House judiciary committee Chairman Jerry Nadler reviews paperwork Wednesday during a hearing about whether to hold Attorney General William P. Barr in contempt. Photo by Mike Theiler/UPI

May 9 (UPI) — The House judiciary committee voted Wednesday to hold Attorney General William Barr in contempt of Congress.

The committee voted 24-16 in favor of holding Barr in contempt for defying a subpoena to produce a full, unredacted version of the Robert Mueller report, in what House judiciary Chairman Jerry Nadler, D-N.Y., described as “a very grave and momentous step.”

“We did not relish doing this, but we have no choice,” he said.

The Department of Justice condemned the committee’s decision as “politically motivated and unnecessary.”

The department asked the committee to suspend enforcement of its subpoena, which was issued last month after Barr declined to provide the full version of the report.

“The attorney general could not comply with the House Judiciary Committee’s subpoena without violating the law, court rules and court orders and without threatening the independence of the Department’s prosecutorial functions,” Justice Department spokeswoman Kerri Kupec said in a statement.

President Donald Trump asserted executive privilege Wednesday to prevent the unredacted Mueller report from being released to Congress.

“Faced with Chairman Nadler’s blatant abuse of power, and at the Attorney General’s request, the president has no other option than to make a protective assertion of executive privilege,” White House press secretary Sarah Sanders said.

“The American people see through Chairman Nadler’s desperate ploy to distract from the president’s historically successful agenda and our booming economy,” Sanders added. “Neither the White House nor Attorney General Barr will comply with Chairman Nadler’s unlawful and reckless demands.”

Talks Tuesday between the Justice Department and committee staffers — at which both sides hoped to reach a compromise — broke down.
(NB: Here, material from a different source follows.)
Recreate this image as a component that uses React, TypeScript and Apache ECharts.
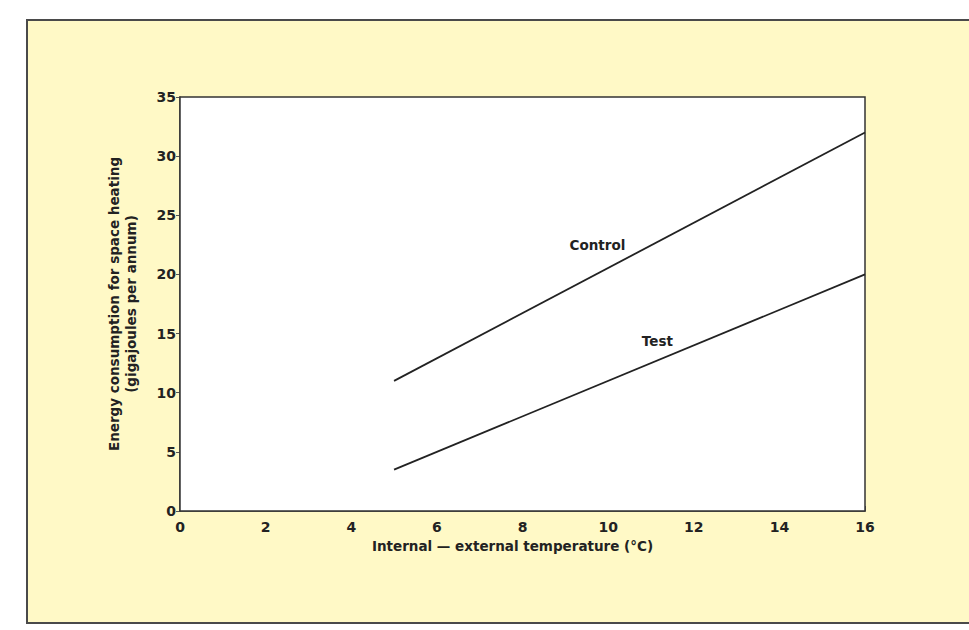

“We are disappointed that you have rejected the Department of Justice’s request to delay the vote of the committee of the judiciary on a contempt finding against the attorney general this morning,” Assistant Attorney General Stephen Boyd wrote in a letter to the committee. “Accordingly, this is to advise you that the president has asserted executive privilege over the entirety of the subpoenaed materials.”

Nadler fired back, saying the department’s legal arguments are not credible.

“In the coming days, I expect that Congress will have no choice but to confront the behavior of this lawless administration,” Nadler said. “The committee will also take a hard look at the officials who are enabling this cover up.”

While Barr has declined to offer an unredacted version of special counsel Robert Mueller’s report, he has given lawmakers an opportunity to see a less redacted version. Most lawmakers, however, have declined that offer. Six Republicans and six Democrats, including Rep. Doug Collins, R-Ga., and Sen. Lindsey Graham, R-S.C., have viewed a version with fewer redactions and Senate Republican leader Mitch McConnell said he intends to view it.

Nadler proposed letting the full judiciary and intelligence committees in the House and Senate and three staffers see a version of the report that includes grand jury material that was blacked out in the released version. The department rejected the offer. The Justice Department threatened late Tuesday it would withhold the full Mueller report if the committee went ahead with Wednesday’s contempt hearing.

“Chairman Nadler, however, rebuffed the olive branch and plowed ahead with this plan to hold Attorney General Barr in contempt for upholding the law,” Collins said. “I can’t imagine a more illogical hill for a legislator to die on.”

Nadler shot back, “The department’s decision reflects President Trump’s blanket defiance of Congress’s constitutionally mandated duties.”

The push for the full report was first motivated by Barr’s four-page summary of Mueller’s investigation into Russian interference in the 2016 U.S. election. The summary and, later, the redacted report said no evidence was found to indicate Trump’s campaign cooperated with any Russian actors prior to the election — but could not clear Trump of possible obstruction of justice.